At this point it says 
Couldn't write debug register: No such process

FYI, I get a slightly different error message if I use the Fedora kernel instead of the mainline kernel:
Waiting for child: no such process

Regarding the regression flag: I am *guessing* this is a regression, because the very similar bug that I just mentioned in the Fedora kernel tree is definitely a regression. I plan to test older and newer mainline kernel versions at a later date.
Comment 1 Robin Green 2010-08-30 08:44:01 UTC
Confirmed as regression - bug not present in 2.6.31.12.

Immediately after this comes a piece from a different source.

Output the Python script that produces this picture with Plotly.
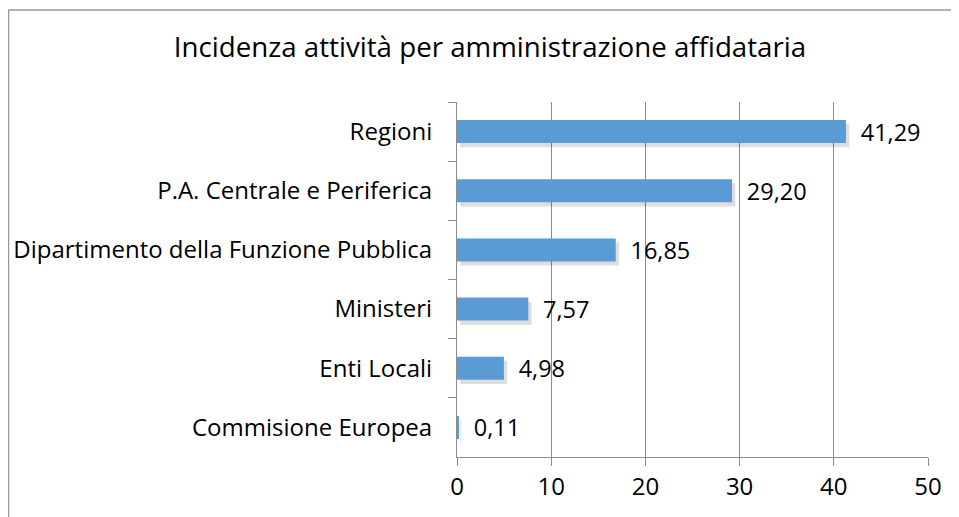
import plotly.graph_objects as go

categories = ["Regioni", "P.A. Centrale e Periferica", "Dipartimento della Funzione Pubblica",
              "Ministeri", "Enti Locali", "Commisione Europea"]
values = [41.29, 29.20, 16.85, 7.57, 4.98, 0.11]
value_labels = ["41,29", "29,20", "16,85", "7,57", "4,98", "0,11"]
x_ticks = [0, 10, 20, 30, 40, 50]

FONT = "Open Sans, sans-serif"
BAR_W = 0.39
W, H = 943, 509
L, R, T, B = 449, 23, 94, 60
PW, PH = W - L - R, H - T - B

fig = go.Figure()
# soft shadow
fig.add_trace(go.Bar(
    y=categories, x=values, base=0.35, orientation="h",
    width=BAR_W, offset=-BAR_W / 2 + 0.07,
    marker=dict(color="rgba(0,0,0,0.13)", line=dict(width=0)),
    hoverinfo="skip", showlegend=False,
))
fig.add_trace(go.Bar(
    y=categories, x=values, orientation="h",
    width=BAR_W, offset=-BAR_W / 2,
    marker=dict(color="#5B9BD5", line=dict(width=0)),
    text=value_labels, texttemplate="\u2002%{text}",
    textposition="outside", cliponaxis=False, constraintext="none",
    textfont=dict(family=FONT, size=23.5, color="#000"),
    outsidetextfont=dict(family=FONT, size=23.5, color="#000"),
    showlegend=False,
))

border = dict(color="#999999", width=1.5)
fig.update_layout(
    width=W, height=H,
    margin=dict(l=L, r=R, t=T, b=B, autoexpand=False),
    paper_bgcolor="white", plot_bgcolor="white",
    barmode="overlay",
    title=dict(text="Incidenza attività per amministrazione affidataria",
               x=(490 - 8) / W, xanchor="center", y=1 - 39 / H, yanchor="middle",
               font=dict(family=FONT, size=27.7, color="#000")),
    xaxis=dict(range=[0, 50], tickvals=x_ticks, ticktext=[str(v) for v in x_ticks],
               showgrid=True, gridcolor="#8c8c8c", gridwidth=1,
               showline=True, linecolor="#8c8c8c", linewidth=1,
               ticks="outside", ticklen=8, tickcolor="#8c8c8c",
               tickfont=dict(family=FONT, size=24, color="#000"),
               zeroline=False, fixedrange=True, automargin=False),
    yaxis=dict(autorange="reversed", categoryorder="array", categoryarray=categories,
               showline=True, linecolor="#8c8c8c", linewidth=1,
               ticks="outside", ticklen=8, tickcolor="#8c8c8c", tickson="boundaries",
               ticklabelstandoff=19,
               tickfont=dict(family=FONT, size=24, color="#000"),
               showgrid=False, fixedrange=True, automargin=False),
    shapes=[
        dict(type="line", xref="paper", yref="paper", layer="below",
             x0=(0.5 - L) / PW, x1=(W - L) / PW, y0=(PH + T - 2) / PH, y1=(PH + T - 2) / PH,
             line=border),
        dict(type="line", xref="paper", yref="paper", layer="below",
             x0=(0.5 - L) / PW, x1=(0.5 - L) / PW, y0=-B / PH, y1=(PH + T - 2) / PH,
             line=border),
    ],
)

fig.write_html("out.html")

Bug still present in 2.6.35.4.
Comment 2 Robin Green 2010-08-30 08:57:29 UTC
OK, I will now use git bisect to try and find the patch responsible.
Comment 3 Robin Green 2010-09-01 09:31:32 UTC
According to git bisect, this bug was introduced by commit:

24f1e32c60c45c89a997c73395b69c8af6f0a84e

see http://git.kernel.org/?p=linux/kernel/git/torvalds/linux-2.6.git;a=commit;h=24f1e32c60c45c89a997c73395b69c8af6f0a84e
Comment 4 Frederic Weisbecker 2010-09-08 21:02:44 UTC
Thanks for your report.

This might be related to badly handled pid namespaces from breakpoint
code. I'll try to to get that fixed soon, once I'll manage to get
that lxc environment running...
Comment 5 Andrew Morton 2010-09-23 22:39:41 UTC
ping?
Comment 6 Frederic Weisbecker 2010-09-23 22:47:55 UTC
(In reply to comment #5)
> ping?

The fix is now upstream:

http://git.kernel.org/?p=linux/kernel/git/torvalds/linux-2.6.git;a=commitdiff;h=068e35eee9ef98eb4cab55181977e24995d273be

And is tagged for backport as well. I guess the ticket can be closed now.